休日はカフェや古着屋を訪れ、心身ともにリフレッシュ。特に斎藤佑とよく出かけるという。「服を見に行ったり、カフェやお風呂、サウナに行ったり…」。お気に入りのカフェでは、テスト勉強や野球の研究をする。自分たちの投球の動画を見ながら、「伸びがある真っすぐや曲がりが大きいスライダー、小さくて回転数の多いスライダーがどうやったらできるのかなって」。こうした日々の研究が優勝に結びついた。

「『絶対に行く』と決めていた」。入学時から、自分たちの代でセンバツに行くことを目標に掲げていた。千葉は東北大会に向け、「県大会は勝ちましたが、まだ何も決まっていない。センバツに行ってからチーム全員でうれしがりたい」。目標はセンバツ切符ただ1つ。1戦必勝で目標を達成する。

エース斎藤佑はゲームメークにたけたサイドスロー右腕だ。元々は内野手だったが、中3夏からアンダースローに挑戦。高校から本格的に投手となり、現在のサイドスローとなった。持ち味は「淡々と投げるところ。1人1人打ち取ってチームの攻撃につなげられる」。リリーフ登板した県大会2回戦、準決勝では計6イニングを無安打に抑え、勝利に貢献した。

元日本ハム斎藤佑樹氏(35)と同姓同名。06年、早実が甲子園初優勝した翌年の07年に生まれたが、由来は関係ないという。「佑樹」の「『佑』は人を助ける、『樹』は樹木のように大きく育つように」という意味が込められており「自分の結果よりチームを勝たせられる投手になりたい」と願う。東北大会に向け「自分たちの野球をやって、1戦1戦勝っていく。春のセンバツ切符を手に入れたい」と意気込んだ。

斎藤悠は、制球力が持ち味の180センチ左腕。春夏の大会も経験しており、ともに県初戦で先発。春は9回完封、夏は7回1失点と好投した。秋は左ひじのけがのため、本調子ではなかったが、計7回を投げ2失点。八島知晴監督も「勝ち上がっていくためには斎藤悠大の存在が必要」と頼りにしている。投手陣の間では恋愛リアリティー番組『今日、好きになりました。』が流行。かわいい子の話が話題に上がるというが、その一方、朝練では球速や体重の増加量など競い合ってきた。斎藤悠は「チームが勝つことが最優先。その中で自分が貢献できればいい」。自分の役割に徹し、高め合った成果を発揮する。

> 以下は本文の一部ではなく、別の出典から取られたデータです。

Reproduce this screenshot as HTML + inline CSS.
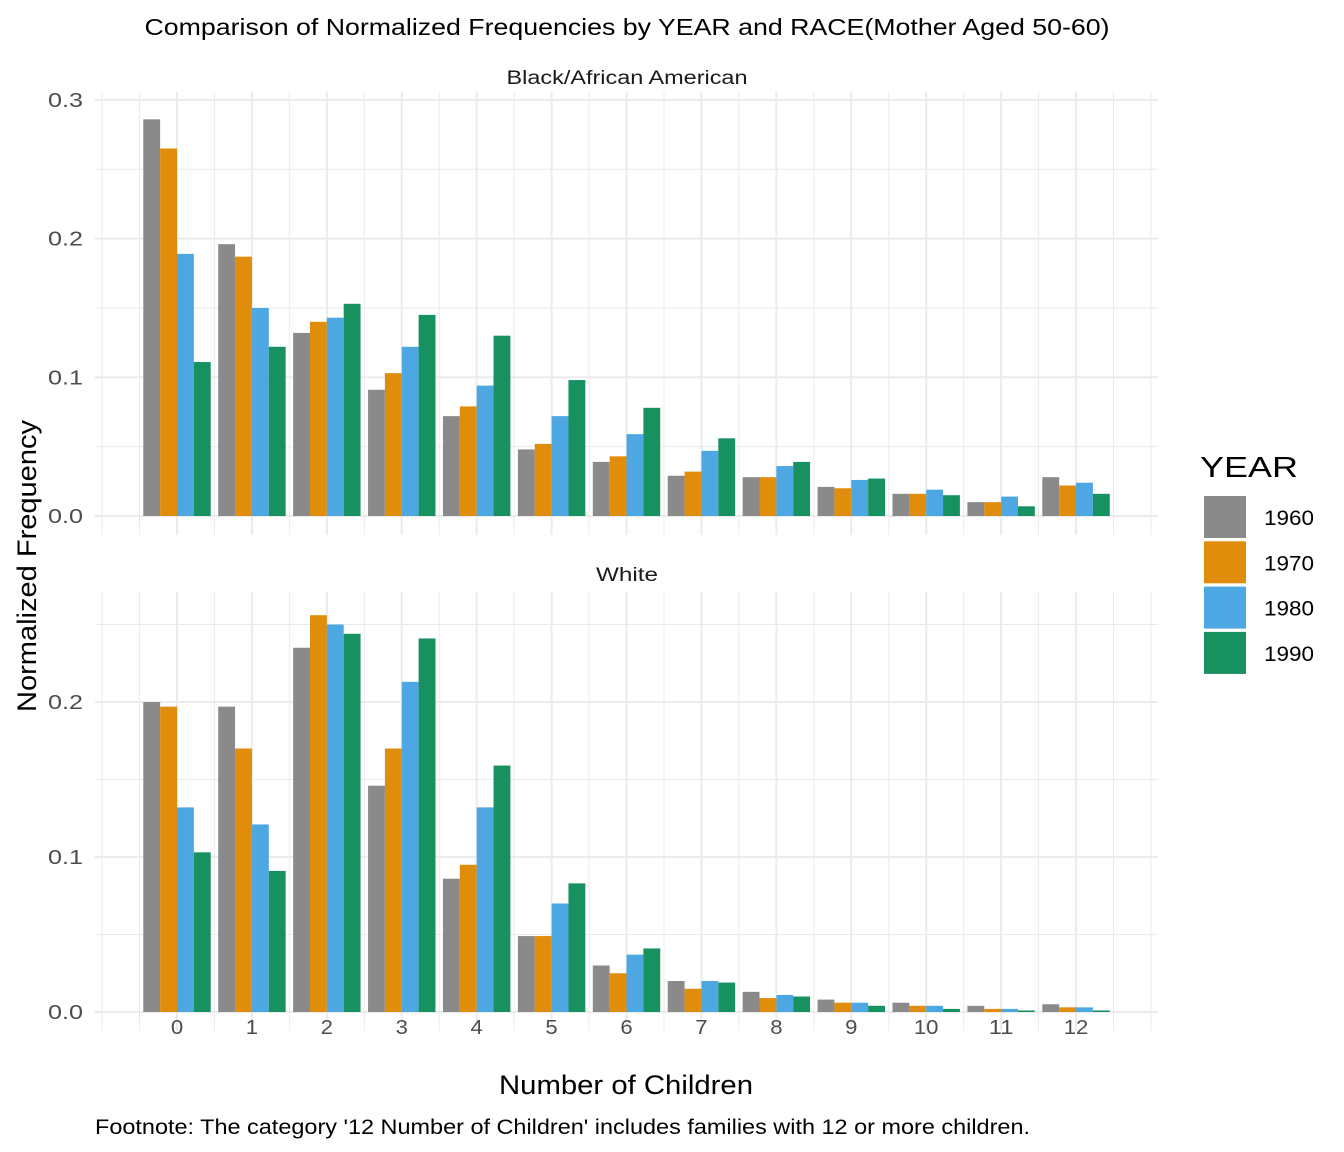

技巧派の松下は、カーブ、スライダー、チェンジアップ、シュートを操り、打たせて取る投球が持ち味。公式戦初登板となった夏の2回戦では5回無失点。しかし、秋は2回戦富谷戦で「少し緊張していた」と1回3失点。東北大会に向け「投げさせてもらえるなら、自分の持ち味をしっかり生かしていきたい」と奮起を誓った。投手陣は4人それぞれタイプが違う。松下は「(千葉)桜太は真っすぐが速い。(斎藤)佑樹や自分は打たせて取る投手。(斎藤)悠大は左で変化球も真っすぐもいい。全員、相手に的を絞らせないところが強み」と分析した。